Yes. They used to host them every few months in a youth center when I was like 13. Small town but big locale so we ended up being like 20-30 people in one big hall. No internet connection in the hall so few of the people hosted shared around USB sticks with games on them we played. Usually shit like Diablo 1-2, Quake, Unreal Tournament, Halo CE, GTA2 Deathmatch, Twisted Metal 2, Rollcage and Serious Sam among other games. They had a second floor with a kitchen and hangout rooms so every now and then we'd chill in the kitchen and prepare junk food then sit on beanbags and watch movies.

>> No.8820039

Yes, LAN parties were an occasional thing during ms/hs. The trouble in the early 2000s was coordinating the setup and getting everyone’s gear working properly. No matter what there’d always be one or two peoples computers that wouldn’t connect, so you were guaranteed to spend some time troubleshooting before getting to the actual gaming. Most of the time, at parties, people just defaulted to console tournaments (Goldeneye, smash bros, wwf games) because it was easy to set up.
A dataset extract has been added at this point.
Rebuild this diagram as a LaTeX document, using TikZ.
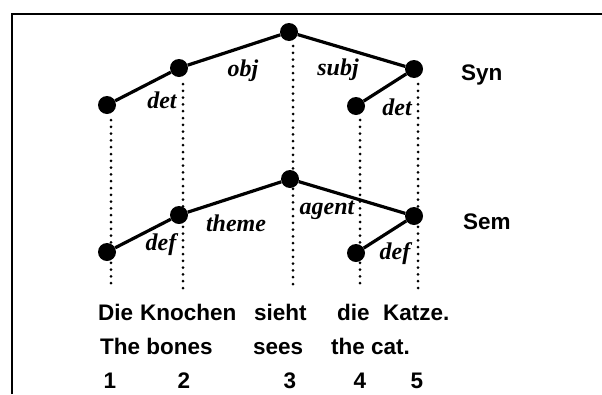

I remember Halo being the first to really popularize LAN’ing on a big scale for normie kids bc it was painless to link a bunch of Xboxes for big tournaments. But that only lasted for a few years before online started taking over.

>> No.8820042

Used to grow up with Slav immigrants and everyday I was spending my lunch money at internet cafes playing CS and some weird game i can't remember the name. It was mostly CS

>> No.8820056

>>8817518
>>8817541
I don’t understand how this happens to people. All my friends are like this now, very boring and set in their routines or controlled by their wives, acting like it’s bliss. I’m married w/kids and my life isn’t like that at all. Perplexing.

>> No.8820084

>>8820039
>LAN’ing on a big scale for normie kids bc it was painless to link a bunch of Xboxes for big tournaments
I remember our xbox lan being delayed by 2 hours because we only had patch cables and we needed a crossover IIRC. We found crimpers and spliced a crossover cable in the evening while eating. Our PC lans OTOH were always pretty frictionless.

>> No.8820089

>>8820056
Sometimes it's just an excuse "...the ol' ball n chain!".

>> No.8821837

I played FFXI with a PC and a few PS2s hooked up in the same room to power level with the guys. Fun times.
>game is 20 years old now

>> No.8821980
File: 59 KB, 680x419, PCGMar99-Pt3.jpg [View same] [iqdb] [saucenao] [google]
8821980

No. I always saw them in magazines, but I was too young (12). I remember people on IRC saying LANs stink, and later I realised I should avoid them

>> No.8822869

>>8820056
I think you are projecting some unrelated bullshit on me here, but m'kay

>> No.8822873

>>8809305
Nah. I wanted to, but practically nobody I knew was interested in them. The ones who were were extremely protective of letting anyone in.

But hey I know a lot about the Bible and solo masturbation.

>> No.8825120

Not back when it was commonplace, but I went to my first one this last Saturday and it was a lot of fun.